A Coaching Model Created by Sarah Mills
(Health, Wellness and Fitness Coach, SOUTH AFRICA )
GET UP GO PLAY Model Breakdown
What do you want?
G – Identify your goal
E – Align your expectations to the coaching process
T – Begin exploring your thoughts
Why do you want it?
U – Shape your understanding of your situation
P – Begin the process of gaining perspective
How are you getting it?
G – Build up your greatness with gratitude
O – Open yourself to opportunity
What is your reward?
P – Maintain your plan in process
L – A lifetime of learning
A – Reward you accomplishments
Y – Saying YES to challenges
The GET UP GO PLAY © coaching model is based on the positive projection concept of motivation. The idea is to set the client up within a proactive plan of action by immediately engaging their mind in the middle of the process. The initial goal-setting stage of the model is short and intensive, and is quickly followed by an exploratory reflection on where the client is at. Next, the client is walked through a developmental process which outlines the client’s goal in context, then creates a framework for how the client can move forward in a way suitable for them. The remainder of the model works mainly in a facilitory manner, tracking the pace, positivity and commitment of the client.
The positive projection concept of motivation mentioned in the description is, practically speaking, the vision that someone aims for when they set out to achieve something. The positive projection vision is specifically projecting a positive situation into the future. Although outcomes cannot be predicted, the client can focus on transforming any negativity into positive growth. In this way the client can stay motivated even when feeling adversity.
The Middle of the Process
Throwing the client right into the action is a key point to this coaching model. By incorporating key words into your questions, your client’s perspective will begin to shift into a progressive state.
The idea behind this is to tie the client directly to their goal-achievement process, without allowing for a gap between outlining their goal and taking action towards it. This cuts out any deliberation they may have about whether they should reconsider going for their goals and it also serves as a fast-track motivational tool which links goals directly to action.
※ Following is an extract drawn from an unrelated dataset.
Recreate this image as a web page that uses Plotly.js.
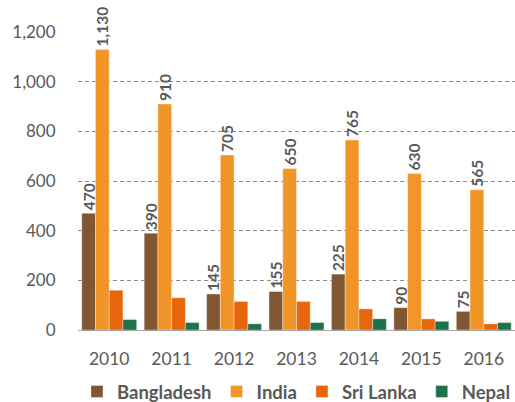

In order for the client to move forward, we need to establish where the client is now. During this reflection, the client’s perception, beliefs, priorities, strengths and motivation are uncovered. These will form the base from which the client can progress forward. Various other influential factors are also uncovered, which play a role in the client’s decision-making and logical assumptions.
Creating Context and Framework
The context of a goal is important for mediating the client’s perspective. Checking in with the larger context and reasons behind why clients want to achieve these goals allows clients to maintain the direction they need, as well as to manage any changes which occur. This becomes important when their values and priorities change, and they find they need to manage immediate situations while still considering their overall progress without losing focus.
The framework or outline of their development process functions as a marker for milestones, rewards and points to challenge. Within this, it is important for the client to define the pace at which they’d like to develop. The coach needs to ensure that this pace is maintained and adjusted according to particular situations.
Saying YES to challenges
This concept is all about seeing the lesson in the challenges presented to us. This means that all perceived negativity, failures, inconveniences and anything else we generally don’t find comfortable is actually an instance of a lesson being learnt. The purpose of this is to implement a method of turning negativity into positivity, or to at least neutralize any negativity to the point where calm can be introduced.